EXERCISE GOAL: Copy out the whole listing exactly as written, leaving the pictures behind.

PROVIDED DATA:

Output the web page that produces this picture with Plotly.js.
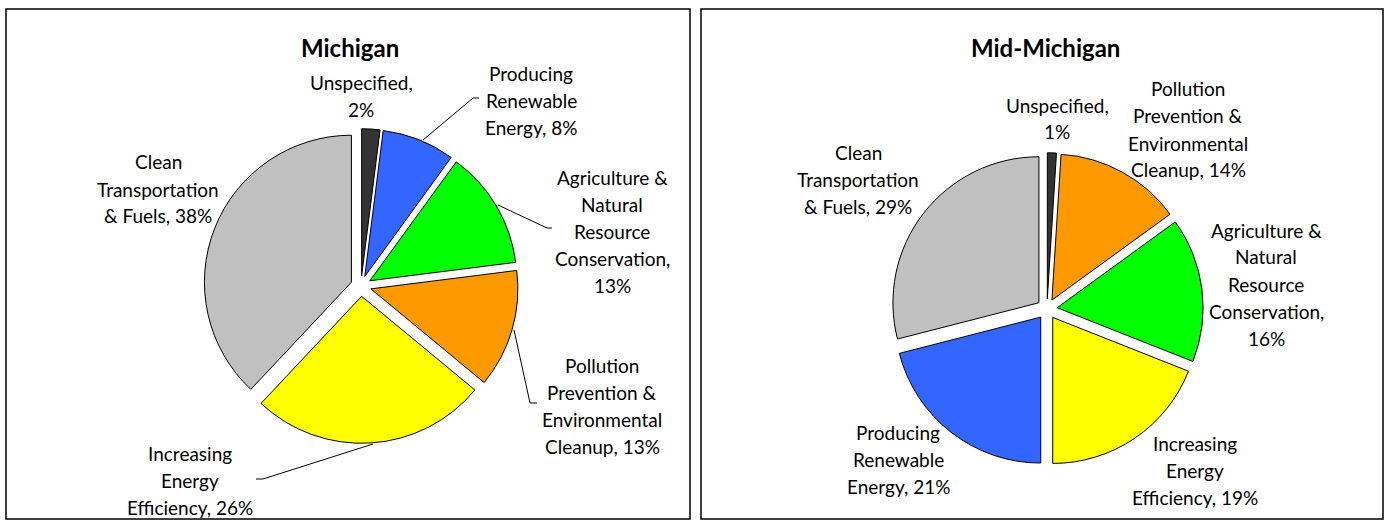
<!DOCTYPE html>
<html>
<head>
<meta charset="utf-8">
<script src="https://cdn.plot.ly/plotly-3.0.1.min.js"></script>
<style>
  html, body { margin: 0; padding: 0; background: #ffffff; }
  #chart { width: 1388px; height: 521px; }
</style>
</head>
<body>
<div id="chart"></div>
<script>
// ---------------- DATA ----------------
var miCategories = [
  "Unspecified",
  "Producing Renewable Energy",
  "Agriculture & Natural Resource Conservation",
  "Pollution Prevention & Environmental Cleanup",
  "Increasing Energy Efficiency",
  "Clean Transportation & Fuels"
];
var miValues = [2, 8, 13, 13, 26, 38];

var midCategories = [
  "Unspecified",
  "Pollution Prevention & Environmental Cleanup",
  "Agriculture & Natural Resource Conservation",
  "Increasing Energy Efficiency",
  "Producing Renewable Energy",
  "Clean Transportation & Fuels"
];
var midValues = [1, 14, 16, 19, 21, 29];

var chartTitles = ["Michigan", "Mid-Michigan"];

// ---------------- STYLE / LAYOUT ----------------
var W = 1388, H = 521;
var categoryColors = {
  "Unspecified": "#333333",
  "Producing Renewable Energy": "#3366FF",
  "Agriculture & Natural Resource Conservation": "#00FF00",
  "Pollution Prevention & Environmental Cleanup": "#FF9900",
  "Increasing Energy Efficiency": "#FFFF00",
  "Clean Transportation & Fuels": "#C0C0C0"
};
// words per line for each category label
var wrapPattern = {
  "Unspecified": [1, 1],
  "Producing Renewable Energy": [1, 1, 2],
  "Agriculture & Natural Resource Conservation": [2, 1, 1, 1, 1],
  "Pollution Prevention & Environmental Cleanup": [1, 2, 1, 2],
  "Increasing Energy Efficiency": [1, 1, 2],
  "Clean Transportation & Fuels": [1, 1, 3]
};
var FONT = "Lato, 'Liberation Sans', sans-serif";
var LABEL_SIZE = 19;
var LINE_GAP = 27;
var PULL = 0.07;

function px(x) { return x / W; }
function py(y) { return 1 - y / H; }
function domainFor(cx, cy, r, pull) {
  var half = r * (1 + pull);
  return { x: [px(cx - half), px(cx + half)], y: [py(cy + half), py(cy - half)] };
}
function wrapLabel(cat, val) {
  var words = (cat + ", " + val + "%").split(" ");
  var pat = wrapPattern[cat], lines = [], k = 0;
  pat.forEach(function (n) { lines.push(words.slice(k, k + n).join(" ")); k += n; });
  return lines;
}

// label anchor positions (center x, first-line y) in pixels
var miLabelPos = [[361, 83], [531, 73], [612, 177], [602, 365], [190, 453], [158, 162]];
var midLabelPos = [[1057, 105], [1188, 89], [1266, 230], [1195, 443], [898, 432], [858, 152]];

// leader lines (left chart) in pixels
var miLeaders = [
  [[423, 140], [473, 98], [479, 98]],
  [[498, 205], [547, 228], [552, 228]],
  [[514, 330], [530, 403], [537, 403]],
  [[373, 444], [263, 479], [256, 479]]
];

var annotations = [];
function addLabels(cats, vals, pos) {
  cats.forEach(function (c, i) {
    var lines = wrapLabel(c, vals[i]);
    lines.forEach(function (t, j) {
      annotations.push({
        text: t, xref: "paper", yref: "paper",
        x: px(pos[i][0]), y: py(pos[i][1] + j * LINE_GAP),
        xanchor: "center", yanchor: "middle", showarrow: false,
        font: { family: FONT, size: LABEL_SIZE, color: "#000000" }
      });
    });
  });
}
addLabels(miCategories, miValues, miLabelPos);
addLabels(midCategories, midValues, midLabelPos);

var titlePos = [[350, 47], [1045, 47]];
chartTitles.forEach(function (t, i) {
  annotations.push({
    text: "<b>" + t + "</b>", xref: "paper", yref: "paper",
    x: px(titlePos[i][0]), y: py(titlePos[i][1]),
    xanchor: "center", yanchor: "middle", showarrow: false,
    font: { family: FONT, size: 24, color: "#000000" }
  });
});

var shapes = [
  { type: "rect", xref: "paper", yref: "paper", x0: px(6), x1: px(690), y0: py(519), y1: py(9),
    line: { color: "#000000", width: 1.5 } },
  { type: "rect", xref: "paper", yref: "paper", x0: px(701), x1: px(1383), y0: py(519), y1: py(9),
    line: { color: "#000000", width: 1.5 } }
];
miLeaders.forEach(function (pts) {
  var d = pts.map(function (p, k) { return (k ? "L" : "M") + px(p[0]) + "," + py(p[1]); }).join(" ");
  shapes.push({ type: "path", xref: "paper", yref: "paper", path: d, line: { color: "#000000", width: 1 } });
});

var traces = [
  {
    type: "pie", labels: miCategories, values: miValues, sort: false,
    direction: "clockwise", rotation: 0, pull: PULL, textinfo: "none",
    hoverinfo: "label+percent", showlegend: false,
    domain: domainFor(361, 286, 147, PULL),
    marker: { colors: miCategories.map(function (c) { return categoryColors[c]; }),
              line: { color: "#000000", width: 1 } }
  },
  {
    type: "pie", labels: midCategories, values: midValues, sort: false,
    direction: "clockwise", rotation: 0, pull: PULL, textinfo: "none",
    hoverinfo: "label+percent", showlegend: false,
    domain: domainFor(1047, 309, 146, PULL),
    marker: { colors: midCategories.map(function (c) { return categoryColors[c]; }),
              line: { color: "#000000", width: 1 } }
  }
];

var layout = {
  width: W, height: H,
  margin: { l: 0, r: 0, t: 0, b: 0 },
  paper_bgcolor: "#ffffff",
  plot_bgcolor: "#ffffff",
  showlegend: false,
  annotations: annotations,
  shapes: shapes,
  font: { family: FONT }
};

Plotly.newPlot("chart", traces, layout, { displayModeBar: false, staticPlot: true });
</script>
</body>
</html>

ANSWER TO THE EXERCISE:
Output the web page that produces this picture with Plotly.js.
<!DOCTYPE html>
<html>
<head>
<meta charset="utf-8">
<script src="https://cdn.plot.ly/plotly-3.0.1.min.js"></script>
<style>
  html, body { margin: 0; padding: 0; background: #ffffff; }
  #chart { width: 1388px; height: 521px; }
</style>
</head>
<body>
<div id="chart"></div>
<script>
// ---------------- DATA ----------------
var miCategories = [
  "Unspecified",
  "Producing Renewable Energy",
  "Agriculture & Natural Resource Conservation",
  "Pollution Prevention & Environmental Cleanup",
  "Increasing Energy Efficiency",
  "Clean Transportation & Fuels"
];
var miValues = [2, 8, 13, 13, 26, 38];

var midCategories = [
  "Unspecified",
  "Pollution Prevention & Environmental Cleanup",
  "Agriculture & Natural Resource Conservation",
  "Increasing Energy Efficiency",
  "Producing Renewable Energy",
  "Clean Transportation & Fuels"
];
var midValues = [1, 14, 16, 19, 21, 29];

var chartTitles = ["Michigan", "Mid-Michigan"];

// ---------------- STYLE / LAYOUT ----------------
var W = 1388, H = 521;
var categoryColors = {
  "Unspecified": "#333333",
  "Producing Renewable Energy": "#3366FF",
  "Agriculture & Natural Resource Conservation": "#00FF00",
  "Pollution Prevention & Environmental Cleanup": "#FF9900",
  "Increasing Energy Efficiency": "#FFFF00",
  "Clean Transportation & Fuels": "#C0C0C0"
};
// words per line for each category label
var wrapPattern = {
  "Unspecified": [1, 1],
  "Producing Renewable Energy": [1, 1, 2],
  "Agriculture & Natural Resource Conservation": [2, 1, 1, 1, 1],
  "Pollution Prevention & Environmental Cleanup": [1, 2, 1, 2],
  "Increasing Energy Efficiency": [1, 1, 2],
  "Clean Transportation & Fuels": [1, 1, 3]
};
var FONT = "Lato, 'Liberation Sans', sans-serif";
var LABEL_SIZE = 19;
var LINE_GAP = 27;
var PULL = 0.07;

function px(x) { return x / W; }
function py(y) { return 1 - y / H; }
function domainFor(cx, cy, r, pull) {
  var half = r * (1 + pull);
  return { x: [px(cx - half), px(cx + half)], y: [py(cy + half), py(cy - half)] };
}
function wrapLabel(cat, val) {
  var words = (cat + ", " + val + "%").split(" ");
  var pat = wrapPattern[cat], lines = [], k = 0;
  pat.forEach(function (n) { lines.push(words.slice(k, k + n).join(" ")); k += n; });
  return lines;
}

// label anchor positions (center x, first-line y) in pixels
var miLabelPos = [[361, 83], [531, 73], [612, 177], [602, 365], [190, 453], [158, 162]];
var midLabelPos = [[1057, 105], [1188, 89], [1266, 230], [1195, 443], [898, 432], [858, 152]];

// leader lines (left chart) in pixels
var miLeaders = [
  [[423, 140], [473, 98], [479, 98]],
  [[498, 205], [547, 228], [552, 228]],
  [[514, 330], [530, 403], [537, 403]],
  [[373, 444], [263, 479], [256, 479]]
];

var annotations = [];
function addLabels(cats, vals, pos) {
  cats.forEach(function (c, i) {
    var lines = wrapLabel(c, vals[i]);
    lines.forEach(function (t, j) {
      annotations.push({
        text: t, xref: "paper", yref: "paper",
        x: px(pos[i][0]), y: py(pos[i][1] + j * LINE_GAP),
        xanchor: "center", yanchor: "middle", showarrow: false,
        font: { family: FONT, size: LABEL_SIZE, color: "#000000" }
      });
    });
  });
}
addLabels(miCategories, miValues, miLabelPos);
addLabels(midCategories, midValues, midLabelPos);

var titlePos = [[350, 47], [1045, 47]];
chartTitles.forEach(function (t, i) {
  annotations.push({
    text: "<b>" + t + "</b>", xref: "paper", yref: "paper",
    x: px(titlePos[i][0]), y: py(titlePos[i][1]),
    xanchor: "center", yanchor: "middle", showarrow: false,
    font: { family: FONT, size: 24, color: "#000000" }
  });
});

var shapes = [
  { type: "rect", xref: "paper", yref: "paper", x0: px(6), x1: px(690), y0: py(519), y1: py(9),
    line: { color: "#000000", width: 1.5 } },
  { type: "rect", xref: "paper", yref: "paper", x0: px(701), x1: px(1383), y0: py(519), y1: py(9),
    line: { color: "#000000", width: 1.5 } }
];
miLeaders.forEach(function (pts) {
  var d = pts.map(function (p, k) { return (k ? "L" : "M") + px(p[0]) + "," + py(p[1]); }).join(" ");
  shapes.push({ type: "path", xref: "paper", yref: "paper", path: d, line: { color: "#000000", width: 1 } });
});

var traces = [
  {
    type: "pie", labels: miCategories, values: miValues, sort: false,
    direction: "clockwise", rotation: 0, pull: PULL, textinfo: "none",
    hoverinfo: "label+percent", showlegend: false,
    domain: domainFor(361, 286, 147, PULL),
    marker: { colors: miCategories.map(function (c) { return categoryColors[c]; }),
              line: { color: "#000000", width: 1 } }
  },
  {
    type: "pie", labels: midCategories, values: midValues, sort: false,
    direction: "clockwise", rotation: 0, pull: PULL, textinfo: "none",
    hoverinfo: "label+percent", showlegend: false,
    domain: domainFor(1047, 309, 146, PULL),
    marker: { colors: midCategories.map(function (c) { return categoryColors[c]; }),
              line: { color: "#000000", width: 1 } }
  }
];

var layout = {
  width: W, height: H,
  margin: { l: 0, r: 0, t: 0, b: 0 },
  paper_bgcolor: "#ffffff",
  plot_bgcolor: "#ffffff",
  showlegend: false,
  annotations: annotations,
  shapes: shapes,
  font: { family: FONT }
};

Plotly.newPlot("chart", traces, layout, { displayModeBar: false, staticPlot: true });
</script>
</body>
</html>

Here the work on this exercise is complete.